Walking your dog is a better weight-loss tactic than dieting?
Yep, it’s been proven that dog walking is more effective than dieting.
I LOVE that!
Walking the dog 20 minutes a day, 5 days a week produced an average weight loss of 14 pounds for participants in a University of Missouri-Columbia study. Source
This is a recent study, so it’s intriguing to think that they just might be onto something in this day & age.
The health benefits from dog ownership have long been understood (lowering blood pressure, increasing mental attitude and sharpness, lowering the risk of heart disease), but this is the first time that the benefits from dog walking have been proven.
I just want to say thanks to the University of Missouri-Columbia for studying the effects of walking your dog on your overall health!
The result: some heart-healthy news you can use, sealed with a big wet kiss!
- “Researchers said the participants began the program by walking 10 minutes per day, 3 times each week.
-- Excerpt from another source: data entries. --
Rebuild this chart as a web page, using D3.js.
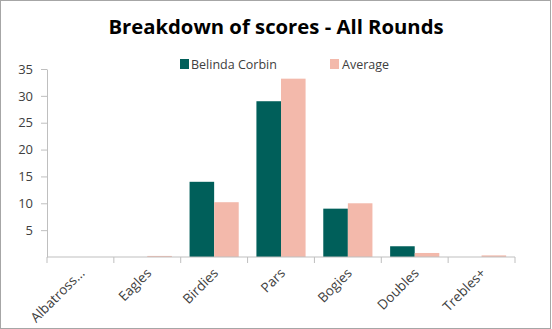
<!DOCTYPE html>
<html>
<head>
<meta charset="utf-8">
<script src="https://cdn.jsdelivr.net/npm/d3@7"></script>
<style>
  html, body { margin: 0; padding: 0; background: #fff; }
  svg { display: block; font-family: "Open Sans", "Noto Sans", sans-serif; }
</style>
</head>
<body>
<svg id="chart" width="552" height="329"></svg>
<script>
// Score categories and counts per category
const categories = ["Albatross...", "Eagles", "Birdies", "Pars", "Bogies", "Doubles", "Trebles+"];
const seriesNames = ["Belinda Corbin", "Average"];
const belindaValues = [0, 0, 14, 29, 9, 2, 0];
const averageValues = [0, 0.2, 10.2, 33.2, 10, 0.75, 0.3];
const yTicks = [5, 10, 15, 20, 25, 30, 35];
const colors = ["#005f5a", "#f3b9ab"];

const svg = d3.select("#chart");
const W = 552, H = 329;
const margin = { left: 47, right: 37, top: 69, bottom: 72 };
const plotW = W - margin.left - margin.right;
const plotH = H - margin.top - margin.bottom;

// outer frame
svg.append("rect")
  .attr("x", 0.5).attr("y", 0.5)
  .attr("width", W - 2).attr("height", H - 1)
  .attr("fill", "#fff").attr("stroke", "#a6a6a6");

svg.append("text")
  .attr("x", 276).attr("y", 34)
  .attr("text-anchor", "middle")
  .attr("font-size", 20.3).attr("font-weight", "bold")
  .attr("fill", "#000")
  .text("Breakdown of scores - All Rounds");

const g = svg.append("g").attr("transform", `translate(${margin.left},${margin.top})`);

const x = d3.scaleBand().domain(categories).range([0, plotW]).paddingInner(0).paddingOuter(0);
const xInner = d3.scaleBand().domain(seriesNames).range([0, x.bandwidth()]).paddingInner(0).paddingOuter(0.36);
const y = d3.scaleLinear().domain([0, 35]).range([plotH, 0]);

// y axis
const yAxis = g.append("g")
  .call(d3.axisLeft(y).tickValues(yTicks).tickSize(6).tickPadding(8).tickSizeOuter(0));
yAxis.select(".domain").attr("stroke", "#bfbfbf");
yAxis.selectAll(".tick line").attr("stroke", "#bfbfbf");
yAxis.selectAll(".tick text").attr("font-size", 13).attr("fill", "#404040")
  .attr("font-family", "\"Open Sans\", sans-serif");

// bars
const series = [belindaValues, averageValues];
series.forEach((vals, si) => {
  g.append("g").selectAll("rect")
    .data(categories.map((c, i) => ({ c, v: vals[i] })))
    .join("rect")
    .attr("x", d => x(d.c) + xInner(seriesNames[si]))
    .attr("width", xInner.bandwidth())
    .attr("y", d => y(d.v))
    .attr("height", d => y(0) - y(d.v))
    .attr("fill", colors[si]);
});

// x axis with boundary ticks between categories
const xAxisG = g.append("g").attr("transform", `translate(0,${plotH})`);
xAxisG.append("line")
  .attr("x1", 0).attr("x2", plotW)
  .attr("stroke", "#bfbfbf");
const bounds = categories.map(c => x(c)).concat([plotW]);
xAxisG.selectAll("line.tk").data(bounds).join("line")
  .attr("class", "tk")
  .attr("x1", d => d).attr("x2", d => d)
  .attr("y1", 0).attr("y2", 6)
  .attr("stroke", "#bfbfbf");
xAxisG.selectAll("text").data(categories).join("text")
  .attr("text-anchor", "end")
  .attr("font-size", 13.5).attr("fill", "#404040")
  .attr("transform", d => `translate(${x(d) + x.bandwidth() / 2 + 5},${17}) rotate(-45)`)
  .text(d => d);

// legend
const legend = svg.append("g");
const legendItems = [
  { name: seriesNames[0], sx: 180, tx: 191 },
  { name: seriesNames[1], sx: 330, tx: 342 }
];
legendItems.forEach((it, i) => {
  legend.append("rect").attr("x", it.sx).attr("y", 59).attr("width", 9).attr("height", 10).attr("fill", colors[i]);
  legend.append("text").attr("x", it.tx).attr("y", 68.5)
    .attr("font-size", 12.5).attr("fill", "#404040").text(it.name);
});
</script>
</body>
</html>
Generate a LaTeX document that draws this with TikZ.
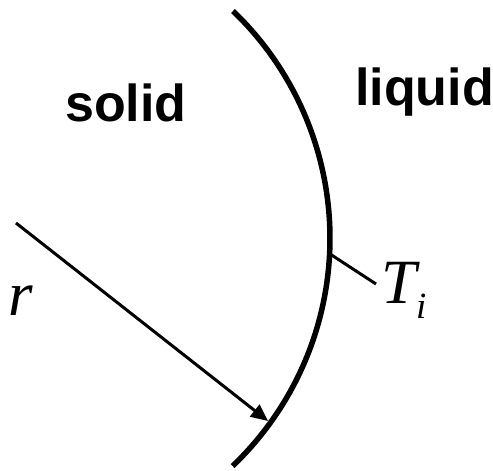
\documentclass[tikz,border=0pt]{standalone}
\usepackage{fontspec}
\setmainfont{Liberation Serif}
\setsansfont{Liberation Sans}
\usetikzlibrary{arrows.meta}
\begin{document}
\begin{tikzpicture}[x=1pt,y=-1pt,
  phase/.style={anchor=base west,inner sep=0pt,font=\sffamily\bfseries\fontsize{52}{52}\selectfont},
  sym/.style={anchor=base west,inner sep=0pt,font=\itshape\fontsize{63}{63}\selectfont}]
  \useasboundingbox (0,0) rectangle (493,471);
  % interface
  \draw[line width=5.5pt] (233,11) arc[start angle=-46.2,end angle=46.3,radius=315];
  \coordinate (c) at (16,223);
  \coordinate (tip) at (268,421);
  \coordinate (tick) at (330,254);
  \coordinate (tickend) at (376,284);
  \draw[line width=3pt,-{Triangle[length=17pt,width=15pt]}] (c) -- (tip);
  \draw[line width=3pt] (tick) -- (tickend);
  \node[phase] (solid) at (65,121) {solid};
  \node[phase] (liquid) at (355,105) {liquid};
  \node[sym] (r) at (8,315) {r};
  \node[sym] (Ti) at (381,303) {T\raisebox{-15pt}{\fontsize{37}{37}\selectfont i}};
\end{tikzpicture}
\end{document}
Eventually, the participants walked up to 20 minutes per day, 5 times each week. During rainy days, the participants walked an inside route.” Source
- “The first first group walked for 50 weeks, and the second group walked for only 26 weeks. Johnson found that the first group averaged a weight loss of 14 pounds, a better result than most of the nationally known weight-loss plans report.”
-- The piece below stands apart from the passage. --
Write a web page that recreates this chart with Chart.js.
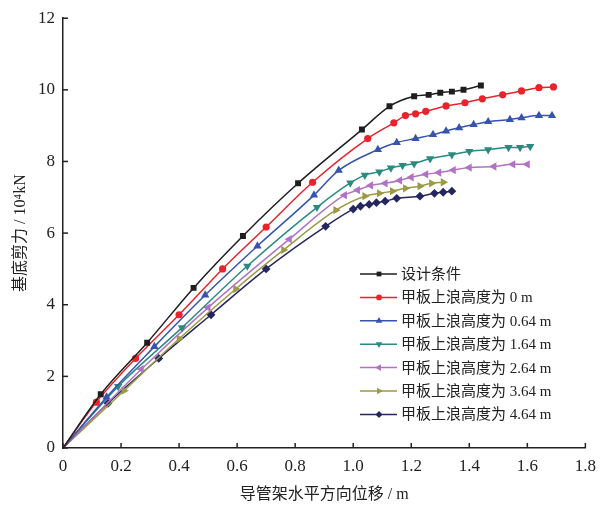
<!DOCTYPE html>
<html>
<head>
<meta charset="utf-8">
<script src="https://cdn.jsdelivr.net/npm/chart.js@4.4.1/dist/chart.umd.min.js"></script>
<style>
  html, body { margin: 0; padding: 0; background: #fff; }
  #wrap { width: 604px; height: 508px; position: relative; }
</style>
</head>
<body>
<div id="wrap"><canvas id="shear-chart" width="604" height="508"></canvas></div>
<script>
// Series names (legend)
const seriesNames = ['设计条件', '甲板上浪高度为 0 m', '甲板上浪高度为 0.64 m', '甲板上浪高度为 1.64 m',
    '甲板上浪高度为 2.64 m', '甲板上浪高度为 3.64 m', '甲板上浪高度为 4.64 m'];

// Displacement (m) and base shear (10^4 kN)
const designX = [0, 0.13, 0.29, 0.45, 0.62, 0.81, 1.03, 1.125, 1.21, 1.26, 1.30, 1.34, 1.38, 1.44];
const designY = [0, 1.5, 2.94, 4.47, 5.92, 7.39, 8.89, 9.54, 9.82, 9.86, 9.92, 9.95, 10.0, 10.12];

const wave0X = [0, 0.115, 0.25, 0.40, 0.55, 0.70, 0.86, 1.05, 1.14, 1.18, 1.215, 1.25, 1.32, 1.385, 1.445, 1.515, 1.58, 1.64, 1.69];
const wave0Y = [0, 1.28, 2.5, 3.72, 5.0, 6.17, 7.42, 8.64, 9.08, 9.28, 9.33, 9.4, 9.55, 9.64, 9.75, 9.86, 9.97, 10.06, 10.08];

const wave064X = [0, 0.15, 0.315, 0.49, 0.67, 0.865, 0.95, 1.085, 1.15, 1.215, 1.275, 1.32, 1.365, 1.415, 1.465, 1.54, 1.58, 1.64, 1.685];
const wave064Y = [0, 1.42, 2.83, 4.27, 5.64, 7.06, 7.75, 8.33, 8.53, 8.64, 8.75, 8.85, 8.94, 9.03, 9.11, 9.17, 9.22, 9.28, 9.28];

const wave164X = [0, 0.19, 0.41, 0.635, 0.875, 0.99, 1.04, 1.09, 1.13, 1.17, 1.21, 1.265, 1.34, 1.40, 1.465, 1.535, 1.575, 1.61];
const wave164Y = [0, 1.72, 3.36, 5.08, 6.72, 7.4, 7.62, 7.71, 7.82, 7.89, 7.94, 8.08, 8.19, 8.28, 8.33, 8.39, 8.39, 8.42];

const wave264X = [0, 0.27, 0.5, 0.78, 0.97, 1.015, 1.06, 1.11, 1.16, 1.20, 1.25, 1.295, 1.345, 1.40, 1.485, 1.55, 1.60];
const wave264Y = [0, 2.2, 3.92, 5.83, 7.06, 7.2, 7.33, 7.39, 7.47, 7.56, 7.64, 7.69, 7.76, 7.83, 7.86, 7.92, 7.92];

const wave364X = [0, 0.21, 0.40, 0.595, 0.76, 0.94, 1.04, 1.09, 1.135, 1.18, 1.23, 1.27, 1.31];
const wave364Y = [0, 1.6, 3.05, 4.44, 5.53, 6.64, 7.03, 7.11, 7.17, 7.25, 7.31, 7.39, 7.42];

const wave464X = [0, 0.155, 0.33, 0.51, 0.70, 0.905, 1.0, 1.025, 1.055, 1.08, 1.11, 1.15, 1.23, 1.28, 1.31, 1.34];
const wave464Y = [0, 1.25, 2.5, 3.72, 5.0, 6.19, 6.67, 6.75, 6.8, 6.85, 6.89, 6.97, 7.03, 7.11, 7.14, 7.17];

// Axis ticks
const xTicks = [0, 0.2, 0.4, 0.6, 0.8, 1.0, 1.2, 1.4, 1.6, 1.8];
const yTicks = [0, 2, 4, 6, 8, 10, 12];

// Styles per series
const colors = ['#1e1e1e', '#e8232b', '#3653b0', '#2b8a80', '#b272c4', '#9c9a45', '#26265e'];
const markers = [
    { style: 'rect', rotation: 0, radius: 4.2 },
    { style: 'circle', rotation: 0, radius: 3.6 },
    { style: 'triangle', rotation: 0, radius: 4.8 },
    { style: 'triangle', rotation: 180, radius: 4.8 },
    { style: 'triangle', rotation: -90, radius: 4.8 },
    { style: 'triangle', rotation: 90, radius: 4.8 },
    { style: 'rectRot', rotation: 0, radius: 4.4 }
];

const seriesX = [designX, wave0X, wave064X, wave164X, wave264X, wave364X, wave464X];
const seriesY = [designY, wave0Y, wave064Y, wave164Y, wave264Y, wave364Y, wave464Y];

const fontFamily = '"Liberation Serif", "Noto Sans CJK SC", serif';

function toPoints(xs, ys) {
    return xs.map((x, i) => ({ x: x, y: ys[i] }));
}

const datasets = seriesNames.map((name, i) => ({
    label: name,
    data: toPoints(seriesX[i], seriesY[i]),
    borderColor: colors[i],
    backgroundColor: colors[i],
    borderWidth: 1.5,
    pointStyle: markers[i].style,
    rotation: markers[i].rotation,
    pointRadius: (ctx) => ctx.dataIndex === 0 ? 0 : markers[i].radius,
    pointBorderWidth: 0,
    cubicInterpolationMode: 'monotone'
}));

// Inward tick marks and the legend box inside the plot
const decorPlugin = {
    id: 'decor',
    afterDraw(chart) {
        const ctx = chart.ctx;
        const area = chart.chartArea;
        const xs = chart.scales.x;
        const ys = chart.scales.y;
        ctx.save();
        ctx.strokeStyle = '#222';
        ctx.lineWidth = 1.5;
        xTicks.forEach((v) => {
            const px = xs.getPixelForValue(v);
            ctx.beginPath();
            ctx.moveTo(px, area.bottom);
            ctx.lineTo(px, area.bottom - 5);
            ctx.stroke();
        });
        yTicks.forEach((v) => {
            const py = ys.getPixelForValue(v);
            ctx.beginPath();
            ctx.moveTo(area.left, py);
            ctx.lineTo(area.left + 5, py);
            ctx.stroke();
        });

        // legend
        const lx = 360;
        let ly = 274;
        const rowGap = 23.4;
        ctx.font = '15px ' + fontFamily;
        ctx.textBaseline = 'middle';
        ctx.textAlign = 'left';
        chart.data.datasets.forEach((ds, i) => {
            ctx.strokeStyle = colors[i];
            ctx.fillStyle = colors[i];
            ctx.lineWidth = 1.5;
            ctx.beginPath();
            ctx.moveTo(lx, ly);
            ctx.lineTo(lx + 37, ly);
            ctx.stroke();
            Chart.helpers.drawPoint(ctx, {
                pointStyle: markers[i].style,
                rotation: markers[i].rotation,
                radius: markers[i].radius * 0.8,
                borderWidth: 0
            }, lx + 19, ly);
            ctx.fillStyle = '#222';
            ctx.fillText(ds.label, lx + 41, ly + 1);
            ly += rowGap;
        });
        ctx.restore();
    }
};

const chartCanvas = document.getElementById('shear-chart');
const shearChart = new Chart(chartCanvas.getContext('2d'), {
    type: 'line',
    data: { datasets: datasets },
    options: {
        responsive: false,
        animation: false,
        layout: { padding: { left: 0, top: 16, right: 16, bottom: 0 } },
        plugins: {
            legend: { display: false },
            tooltip: { enabled: false }
        },
        scales: {
            x: {
                type: 'linear',
                min: 0,
                max: 1.8,
                afterBuildTicks: (scale) => { scale.ticks = xTicks.map((v) => ({ value: v })); },
                afterFit: (scale) => { scale.height = 60; },
                grid: { display: false, drawTicks: false },
                border: { display: true, color: '#222', width: 1.5 },
                ticks: {
                    color: '#222',
                    padding: 8,
                    font: { family: fontFamily, size: 17 },
                    callback: (v) => v === 0 ? '0' : v.toFixed(1)
                },
                title: {
                    display: true,
                    text: '导管架水平方向位移 / m',
                    color: '#222',
                    font: { family: fontFamily, size: 16 },
                    padding: { top: 4 }
                }
            },
            y: {
                type: 'linear',
                min: 0,
                max: 12,
                afterBuildTicks: (scale) => { scale.ticks = yTicks.map((v) => ({ value: v })); },
                afterFit: (scale) => { scale.width = 63; },
                grid: { display: false, drawTicks: false },
                border: { display: true, color: '#222', width: 1.5 },
                ticks: {
                    color: '#222',
                    padding: 8,
                    font: { family: fontFamily, size: 17 }
                },
                title: {
                    display: true,
                    text: '基底剪力 / 10⁴kN',
                    color: '#222',
                    font: { family: fontFamily, size: 16 },
                    padding: { top: 11, bottom: 0 }
                }
            }
        }
    },
    plugins: [decorPlugin]
});
</script>
</body>
</html>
- “Even though we didn’t see a significant amount of weight loss in the group that walked for a shorter period of time, by the end of the study, all the participants were walking for longer periods of time and walking for daily errands instead of using some other type of transportation.”
This goes hand-in-hand with a study the University of Missouri-Columbia did last year:
- “Some participants in our Walking for Healthy Hearts program have lost as much as 30 pounds since we began six months ago.” Source
- And in yet ANOTHER dog-walking study, it was determined:
“If all dog owners would just walk their pet for at least 150 minutes per week the percentage of the population doing sufficient physical activity would increase from 47 to 71 per cent. Such an increase would be much greater than most of the broad national campaigns designed to promote physical activity.” Source
By the way, when I asked my oh-so-fit chiropractor why he chooses walking, rather than running as exercise, he said (paraphrased):
…Because you get the same healthy return from running no matter how much of it you do — 3 miles or 15 miles. Whereas with walking, there’s no plateau, the more you walk the more the healthy effects impact your body… so it’s more motivating to keep increasing the amount you walk and the speed with which you walk.
Which, I guess, makes it seem less like exercise and more like a personal challenge — in ADDITION to the more immediate reward.